Zen Wrapped in Karma Dipped in Chocolate: A Trip Through Death, Sex, Divorce, and Spiritual Celebrity in Search of the True Dharma
- Author: Brad Warner
- Cover artist: Johnny Kraft
- Language: American English
- Subject: Sōtō Zen Buddhism,
- Published: 2009 (New World Library)
- Publication place: United States
- Media type: Print
- Pages: 224
- ISBN: 1-57731-559-6
- Preceded by: Sit Down and Shut Up
- Followed by: Sex, Sin, and Zen

= Zen Wrapped in Karma Dipped in Chocolate =

2009 book by Brad Warner

Zen Wrapped in Karma Dipped in Chocolate: A Trip Through Death, Sex, Divorce, and Spiritual Celebrity in Search of the True Dharma (often referred to simply as Zen Wrapped in Karma Dipped in Chocolate) is a book written by Zen priest and punk rock bassist Brad Warner. The book chronicles Warner's 2007, the year in which Zen helped Warner handle his mother and grandmother's deaths, the dissolution of his marriage, and the end of his career.

== The title ==
Brad Warner has said that the title was inspired by a yogurt commercial featuring two women discussing the deliciousness of their yogurt. One opines that it is "Zen wrapped in Karma dipped In chocolate good."

==Reception==
Zen Wrapped in Karma Dipped in Chocolate received mostly positive reviews.
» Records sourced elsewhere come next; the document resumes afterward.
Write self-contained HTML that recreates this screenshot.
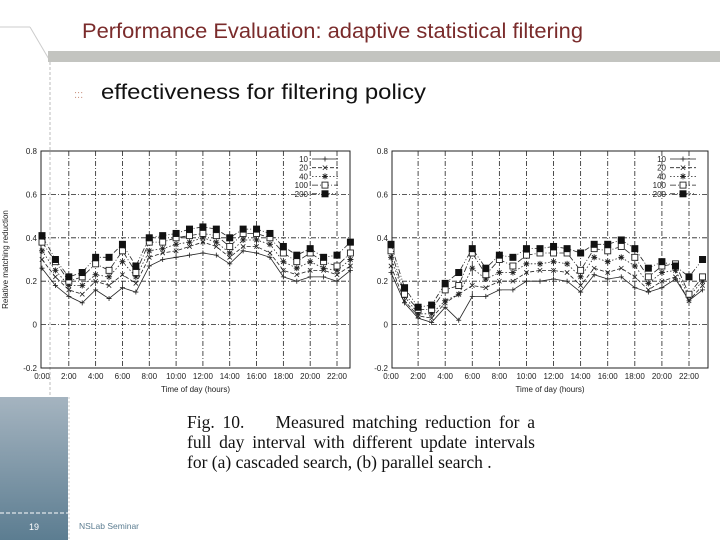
<!DOCTYPE html>
<html><head><meta charset="utf-8"><style>
body{margin:0;width:720px;height:540px;overflow:hidden;background:#fff;font-family:"Liberation Sans",sans-serif}
svg{position:absolute;left:0;top:0}
.cap{position:absolute;left:187px;top:412px;width:348px;font-family:"Liberation Serif",serif;font-size:17.5px;line-height:20px;text-align:justify;text-align-last:justify;color:#111}
.cap div{text-align:justify;text-align-last:justify}
</style></head><body>
<svg id="s" width="720" height="540">
<defs><linearGradient id="g" x1="0" y1="0" x2="0" y2="1"><stop offset="0" stop-color="#a5b4c0"/><stop offset="1" stop-color="#5c7d91"/></linearGradient></defs>
<line x1="0" y1="27" x2="30" y2="27" stroke="#ccc"/>
<line x1="30" y1="27" x2="50" y2="61" stroke="#ccc"/>
<rect x="48" y="51" width="672" height="11" fill="#c3c4c0"/>
<line x1="50" y1="62" x2="50" y2="540" stroke="#bbb" stroke-dasharray="3,2"/>
<rect x="0" y="397" width="68" height="143" fill="url(#g)"/>
<line x1="0" y1="513" x2="68" y2="513" stroke="#fff" stroke-dasharray="4,2"/>
<line x1="69" y1="397" x2="69" y2="540" stroke="#ccc" stroke-dasharray="2,2"/>
<text x="82" y="38" font-size="21" fill="#7a2b2b" textLength="501" lengthAdjust="spacingAndGlyphs">Performance Evaluation: adaptive statistical filtering</text>
<text x="74" y="98" font-size="11" fill="#c98">:::</text>
<text x="101" y="99" font-size="21.5" fill="#111" textLength="325" lengthAdjust="spacingAndGlyphs">effectiveness for filtering policy</text>
<text x="34" y="530" font-size="9" fill="#fff" text-anchor="middle">19</text>
<text x="79" y="529" font-size="8.5" fill="#5c7d91">NSLab Seminar</text>
</svg>
<div class="cap"><div>Fig. 10.&nbsp;&nbsp;&nbsp; Measured matching reduction for a</div><div>full day interval with different update intervals</div><div style="text-align-last:left">for (a) cascaded search, (b) parallel search .</div></div>
<script>
const seriesNames=["10","20","40","100","200"];
const yTicks=[-0.2,0,0.2,0.4,0.6,0.8];
const xTickLabels=["0:00","2:00","4:00","6:00","8:00","10:00","12:00","14:00","16:00","18:00","20:00","22:00"];
const leftS10=[0.26,0.18,0.13,0.10,0.16,0.12,0.17,0.15,0.27,0.30,0.31,0.32,0.33,0.32,0.28,0.34,0.33,0.31,0.22,0.20,0.22,0.22,0.20,0.25];
const leftS20=[0.30,0.22,0.16,0.14,0.20,0.18,0.23,0.19,0.31,0.33,0.34,0.36,0.38,0.36,0.31,0.36,0.36,0.33,0.25,0.23,0.25,0.25,0.23,0.27];
const leftS40=[0.34,0.25,0.18,0.18,0.23,0.22,0.29,0.22,0.34,0.35,0.37,0.38,0.40,0.38,0.33,0.39,0.39,0.37,0.29,0.26,0.29,0.26,0.25,0.30];
const leftS100=[0.38,0.29,0.20,0.22,0.28,0.25,0.34,0.24,0.38,0.38,0.40,0.41,0.42,0.41,0.36,0.42,0.42,0.40,0.33,0.29,0.33,0.29,0.27,0.33];
const leftS200=[0.41,0.30,0.22,0.24,0.31,0.31,0.37,0.27,0.40,0.41,0.42,0.44,0.45,0.44,0.40,0.44,0.44,0.42,0.36,0.32,0.35,0.31,0.32,0.38];
const rightS10=[0.24,0.10,0.03,0.01,0.08,0.02,0.13,0.13,0.16,0.16,0.20,0.20,0.21,0.20,0.15,0.23,0.21,0.22,0.17,0.15,0.17,0.21,0.11,0.16];
const rightS20=[0.27,0.11,0.04,0.03,0.10,0.14,0.18,0.17,0.20,0.20,0.24,0.25,0.25,0.24,0.18,0.26,0.24,0.26,0.22,0.16,0.20,0.22,0.11,0.18];
const rightS40=[0.31,0.13,0.05,0.05,0.11,0.14,0.26,0.21,0.24,0.24,0.28,0.28,0.29,0.28,0.22,0.31,0.29,0.31,0.27,0.19,0.24,0.25,0.13,0.20];
const rightS100=[0.34,0.14,0.07,0.07,0.16,0.18,0.33,0.23,0.30,0.27,0.32,0.33,0.33,0.33,0.25,0.35,0.34,0.36,0.31,0.22,0.27,0.28,0.14,0.22];
const rightS200=[0.37,0.17,0.08,0.09,0.19,0.24,0.35,0.26,0.32,0.31,0.35,0.35,0.36,0.35,0.33,0.37,0.37,0.39,0.35,0.26,0.29,0.27,0.22,0.30];

const NS="http://www.w3.org/2000/svg";
const svg=document.getElementById('s');
function mk(t,a,p){const e=document.createElementNS(NS,t);for(const k in a)e.setAttribute(k,a[k]);(p||svg).appendChild(e);return e;}
const dashes=["none","4,2","1.5,2","6,2,1,2","5,2,1,2,1,2"];
function drawMarker(g,k,x,y){
  if(k===0){mk('path',{d:`M${x-2.5},${y}h5M${x},${y-2.5}v5`,stroke:'#222','stroke-width':0.8},g);}
  else if(k===1){mk('path',{d:`M${x-2.2},${y-2.2}l4.4,4.4M${x-2.2},${y+2.2}l4.4,-4.4`,stroke:'#222','stroke-width':0.8},g);}
  else if(k===2){mk('path',{d:`M${x-2.2},${y-2.2}l4.4,4.4M${x-2.2},${y+2.2}l4.4,-4.4M${x-3},${y}h6M${x},${y-3}v6`,stroke:'#222','stroke-width':0.9},g);}
  else if(k===3){mk('rect',{x:x-3,y:y-3,width:6,height:6,fill:'#fff',stroke:'#222','stroke-width':0.9},g);}
  else {mk('rect',{x:x-3.5,y:y-3.5,width:7,height:7,fill:'#111'},g);}
}
function chart(name,L,R,T,B,x0,x22,series,ylabel){
  const g=mk('g',{});
  
  
  const xs=h=>x0+(x22-x0)*h/22;
  const ys=v=>B+(T-B)*(v+0.2)/1.0;
  mk('rect',{x:L,y:T,width:R-L,height:B-T,fill:'none',stroke:'#222','stroke-width':1},g);
  yTicks.forEach(v=>{
    if(v>-0.2&&v<0.8){const l=mk('line',{x1:L,x2:R,y1:ys(v),y2:ys(v),stroke:'#222','stroke-dasharray':'5,2,1,2','stroke-width':0.8},g);}
    const t=mk('text',{x:L-4,y:ys(v)+3,'font-size':8,'text-anchor':'end',fill:'#222'},g);t.textContent=v===0?"0":v.toFixed(1);
    
  });
  xTickLabels.forEach((s,i)=>{
    const x=xs(i*2);
    if(i>0){const l=mk('line',{x1:x,x2:x,y1:T,y2:B,stroke:'#222','stroke-dasharray':'5,2,1,2','stroke-width':0.8},g);}
    const t=mk('text',{x:x,y:B+11,'font-size':8,'text-anchor':'middle',fill:'#222'},g);t.textContent=s;
    
  });
  const xt=mk('text',{x:(L+R)/2,y:B+24,'font-size':8,'text-anchor':'middle',fill:'#222'},g);xt.textContent="Time of day (hours)";
  
  if(ylabel){const yt=mk('text',{x:0,y:0,'font-size':8,'text-anchor':'middle',fill:'#222',transform:`translate(8,${(T+B)/2}) rotate(-90)`},g);yt.textContent="Relative matching reduction";
  }
  series.forEach((arr,k)=>{
    const pts=arr.map((v,i)=>xs(i).toFixed(1)+','+ys(v).toFixed(1)).join(' ');
    const pl=mk('polyline',{points:pts,fill:'none',stroke:'#222','stroke-width':0.8,'stroke-dasharray':dashes[k]},g);
    
    arr.forEach((v,i)=>drawMarker(g,k,xs(i),ys(v)));
    const ly=T+8+k*8.7;
    const lt=mk('text',{x:R-42,y:ly+3,'font-size':8,'text-anchor':'end',fill:'#222'},g);lt.textContent=seriesNames[k];
    
    mk('line',{x1:R-38,x2:R-12,y1:ly,y2:ly,stroke:'#222','stroke-width':0.8,'stroke-dasharray':dashes[k]},g);
    drawMarker(g,k,R-25,ly);
  });
}
chart('chart-cascaded',41,350,151,368,42,337,[leftS10,leftS20,leftS40,leftS100,leftS200],true);
chart('chart-parallel',392,708,151,368,391,689,[rightS10,rightS20,rightS40,rightS100,rightS200],false);
</script>
</body></html>
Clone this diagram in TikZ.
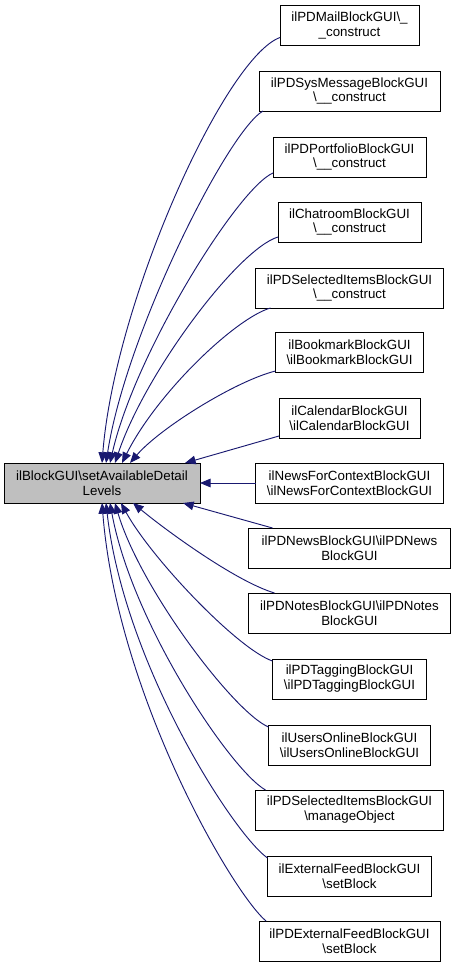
\documentclass[tikz,border=0pt]{standalone}
\usepackage{fontspec}
\setmainfont{Liberation Sans}
\usetikzlibrary{arrows.meta,calc}
\definecolor{edgec}{HTML}{191970}
\definecolor{mainfill}{HTML}{BFBFBF}
\begin{document}
\begin{tikzpicture}[x=0.75pt,y=-0.75pt,
  box/.style={draw=black, line width=0.75pt, fill=white, align=center, inner sep=1pt, outer sep=0pt,
    minimum height=30pt, font=\fontsize{10}{11.2}\selectfont},
  edge/.style={draw=edgec, line width=0.7pt, {Triangle[length=8pt,width=6.5pt]}-}]
\useasboundingbox (0,0) rectangle (456,967);

\node[box, fill=mainfill, minimum width=147pt] (m) at (102,483) {ilBlockGUI\textbackslash setAvailableDetail\\Levels};

\node[box, minimum width=104.25pt] (n1)  at (349.5,25.5)  {ilPDMailBlockGUI\textbackslash\_\\\_construct};
\node[box, minimum width=135.75pt] (n2)  at (349.5,91)    {ilPDSysMessageBlockGUI\\\textbackslash\_\_construct};
\node[box, minimum width=114.75pt] (n3)  at (349.5,157)   {ilPDPortfolioBlockGUI\\\textbackslash\_\_construct};
\node[box, minimum width=107.25pt] (n4)  at (349.5,222)   {ilChatroomBlockGUI\\\textbackslash\_\_construct};
\node[box, minimum width=141pt]    (n5)  at (349.5,288)   {ilPDSelectedItemsBlockGUI\\\textbackslash\_\_construct};
\node[box, minimum width=111pt]    (n6)  at (349.5,352)   {ilBookmarkBlockGUI\\\textbackslash ilBookmarkBlockGUI};
\node[box, minimum width=105.75pt] (n7)  at (349.5,418)   {ilCalendarBlockGUI\\\textbackslash ilCalendarBlockGUI};
\node[box, minimum width=141pt]    (n8)  at (349.5,483)   {ilNewsForContextBlockGUI\\\textbackslash ilNewsForContextBlockGUI};
\node[box, minimum width=151.5pt]  (n9)  at (349.5,548)   {ilPDNewsBlockGUI\textbackslash ilPDNews\\BlockGUI};
\node[box, minimum width=151.5pt]  (n10) at (349.5,613)   {ilPDNotesBlockGUI\textbackslash ilPDNotes\\BlockGUI};
\node[box, minimum width=115.5pt]  (n11) at (349.5,679)   {ilPDTaggingBlockGUI\\\textbackslash ilPDTaggingBlockGUI};
\node[box, minimum width=121.5pt]  (n12) at (349.5,745)   {ilUsersOnlineBlockGUI\\\textbackslash ilUsersOnlineBlockGUI};
\node[box, minimum width=141pt]    (n13) at (349.5,810)   {ilPDSelectedItemsBlockGUI\\\textbackslash manageObject};
\node[box, minimum width=123pt]    (n14) at (349.5,876)   {ilExternalFeedBlockGUI\\\textbackslash setBlock};
\node[box, minimum width=135.75pt] (n15) at (349.5,941)   {ilPDExternalFeedBlockGUI\\\textbackslash setBlock};

% edges into the top of the main node
\draw[edge] ($(m.north west)+(98,0)$)  .. controls +(13,-163) and +(-55,20) .. ($(n1.south west)+(0,-8)$);
\draw[edge] ($(m.north west)+(102,0)$) .. controls +(20,-130) and +(-35,20) .. ($(n2.south west)+(4,0)$);
\draw[edge] ($(m.north west)+(106,0)$) .. controls +(25,-110) and +(-35,15) .. ($(n3.south west)+(0,-4)$);
\draw[edge] ($(m.north west)+(111,0)$) .. controls +(30,-90) and +(-40,12) .. ($(n4.south west)+(0,-5)$);
\draw[edge] ($(m.north west)+(118,0)$) .. controls +(35,-70) and +(-35,10) .. ($(n5.south west)+(15,0)$);
\draw[edge] ($(m.north west)+(126,0)$) .. controls +(30,-35) and +(-40,10) .. ($(n6.south west)+(0,-1)$);
\draw[edge] ($(m.north west)+(181,0)$) -- ($(n7.south west)+(0,-2)$);
% edge to the right side
\draw[edge] (m.east) -- (n8.west);
% edges into the bottom of the main node
\draw[edge] ($(m.south west)+(179,0)$) -- ($(n9.north west)+(24,0)$);
\draw[edge] ($(m.south west)+(129,0)$) .. controls +(30,25) and +(-40,-12) .. ($(n10.north west)+(26,0)$);
\draw[edge] ($(m.south west)+(117,0)$) .. controls +(30,55) and +(-35,-12) .. ($(n11.north west)+(0,2)$);
\draw[edge] ($(m.south west)+(111,0)$) .. controls +(25,85) and +(-35,-15) .. ($(n12.north west)+(0,2)$);
\draw[edge] ($(m.south west)+(106,0)$) .. controls +(22,120) and +(-35,-20) .. ($(n13.north west)+(10,0)$);
\draw[edge] ($(m.south west)+(102,0)$) .. controls +(18,160) and +(-35,-25) .. ($(n14.north west)+(0,2)$);
\draw[edge] ($(m.south west)+(98,0)$)  .. controls +(15,190) and +(-35,-30) .. ($(n15.north west)+(7,0)$);
\end{tikzpicture}
\end{document}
Publishers Weekly said of the book, " As ever, Warner is unafraid to smash idols, including his own celebrity status as a Zen master." and "Those familiar with his previous work will find this book exceptionally plainspoken and pungent".

Elephant Journal claimed that Zen Wrapped in Karma Dipped in Chocolate was " destined to be on my "best of '09″ list." A review for Razorcake stated "he's written a book on a subject that I have absolutely zero interest in, and he's done it well enough that I plowed right through the thing in record time."